WORK TO DO:
Pictures aside, quote the whole listing exactly.

::: DATASET EXCERPT

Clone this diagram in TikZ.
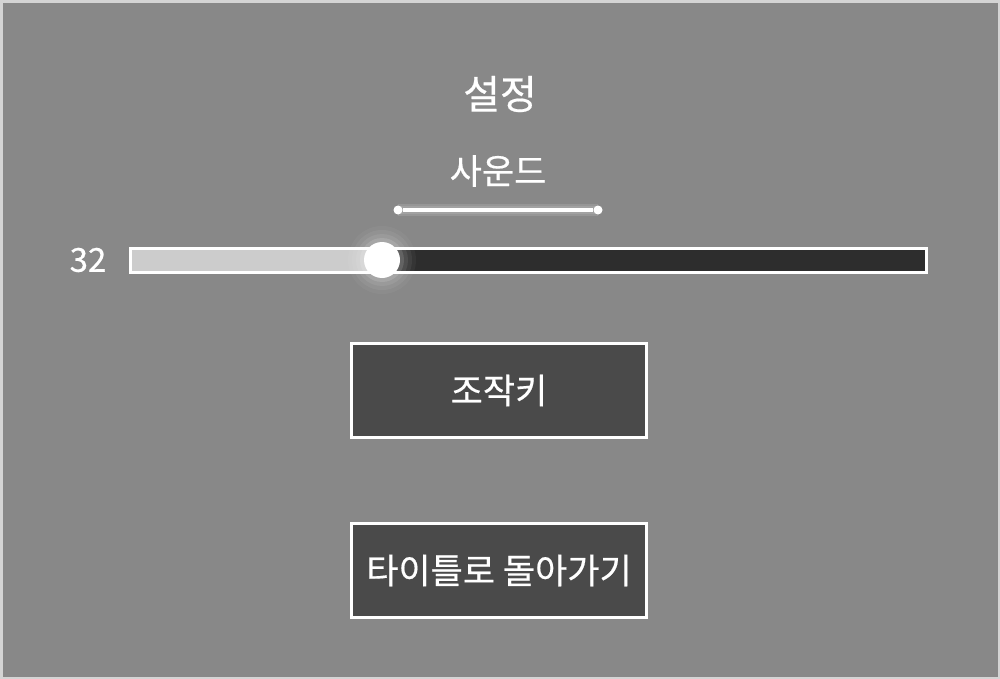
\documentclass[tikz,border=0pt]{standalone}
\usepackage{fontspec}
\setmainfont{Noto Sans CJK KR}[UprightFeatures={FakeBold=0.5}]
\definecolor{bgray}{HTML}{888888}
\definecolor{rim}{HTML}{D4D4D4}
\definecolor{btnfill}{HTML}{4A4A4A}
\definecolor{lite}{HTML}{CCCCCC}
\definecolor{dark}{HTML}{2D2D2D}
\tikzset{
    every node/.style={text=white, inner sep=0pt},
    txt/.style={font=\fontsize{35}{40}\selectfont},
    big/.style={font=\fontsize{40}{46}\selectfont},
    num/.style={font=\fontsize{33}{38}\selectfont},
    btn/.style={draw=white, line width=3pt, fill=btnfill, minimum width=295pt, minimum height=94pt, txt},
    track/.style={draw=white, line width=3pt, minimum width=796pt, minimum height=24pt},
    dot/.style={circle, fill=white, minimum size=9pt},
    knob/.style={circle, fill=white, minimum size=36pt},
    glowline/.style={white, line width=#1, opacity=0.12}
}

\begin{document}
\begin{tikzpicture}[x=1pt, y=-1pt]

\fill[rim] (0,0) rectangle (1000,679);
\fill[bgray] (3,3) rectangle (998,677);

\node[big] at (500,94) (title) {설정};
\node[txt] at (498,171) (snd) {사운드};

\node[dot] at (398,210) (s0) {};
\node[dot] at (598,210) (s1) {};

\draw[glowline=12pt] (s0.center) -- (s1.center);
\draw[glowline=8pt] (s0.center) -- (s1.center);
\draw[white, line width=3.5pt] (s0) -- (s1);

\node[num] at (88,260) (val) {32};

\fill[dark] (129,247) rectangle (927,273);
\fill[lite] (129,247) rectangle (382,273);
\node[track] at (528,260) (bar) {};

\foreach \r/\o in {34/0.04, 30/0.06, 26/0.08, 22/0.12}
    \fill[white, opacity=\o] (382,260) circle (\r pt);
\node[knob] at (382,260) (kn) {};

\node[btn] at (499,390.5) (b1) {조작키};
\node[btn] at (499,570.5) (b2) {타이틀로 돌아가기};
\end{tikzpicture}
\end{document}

::::::

FINISHED ANSWER:
Clone this diagram in TikZ.
\documentclass[tikz,border=0pt]{standalone}
\usepackage{fontspec}
\setmainfont{Noto Sans CJK KR}[UprightFeatures={FakeBold=0.5}]
\definecolor{bgray}{HTML}{888888}
\definecolor{rim}{HTML}{D4D4D4}
\definecolor{btnfill}{HTML}{4A4A4A}
\definecolor{lite}{HTML}{CCCCCC}
\definecolor{dark}{HTML}{2D2D2D}
\tikzset{
    every node/.style={text=white, inner sep=0pt},
    txt/.style={font=\fontsize{35}{40}\selectfont},
    big/.style={font=\fontsize{40}{46}\selectfont},
    num/.style={font=\fontsize{33}{38}\selectfont},
    btn/.style={draw=white, line width=3pt, fill=btnfill, minimum width=295pt, minimum height=94pt, txt},
    track/.style={draw=white, line width=3pt, minimum width=796pt, minimum height=24pt},
    dot/.style={circle, fill=white, minimum size=9pt},
    knob/.style={circle, fill=white, minimum size=36pt},
    glowline/.style={white, line width=#1, opacity=0.12}
}

\begin{document}
\begin{tikzpicture}[x=1pt, y=-1pt]

\fill[rim] (0,0) rectangle (1000,679);
\fill[bgray] (3,3) rectangle (998,677);

\node[big] at (500,94) (title) {설정};
\node[txt] at (498,171) (snd) {사운드};

\node[dot] at (398,210) (s0) {};
\node[dot] at (598,210) (s1) {};

\draw[glowline=12pt] (s0.center) -- (s1.center);
\draw[glowline=8pt] (s0.center) -- (s1.center);
\draw[white, line width=3.5pt] (s0) -- (s1);

\node[num] at (88,260) (val) {32};

\fill[dark] (129,247) rectangle (927,273);
\fill[lite] (129,247) rectangle (382,273);
\node[track] at (528,260) (bar) {};

\foreach \r/\o in {34/0.04, 30/0.06, 26/0.08, 22/0.12}
    \fill[white, opacity=\o] (382,260) circle (\r pt);
\node[knob] at (382,260) (kn) {};

\node[btn] at (499,390.5) (b1) {조작키};
\node[btn] at (499,570.5) (b2) {타이틀로 돌아가기};
\end{tikzpicture}
\end{document}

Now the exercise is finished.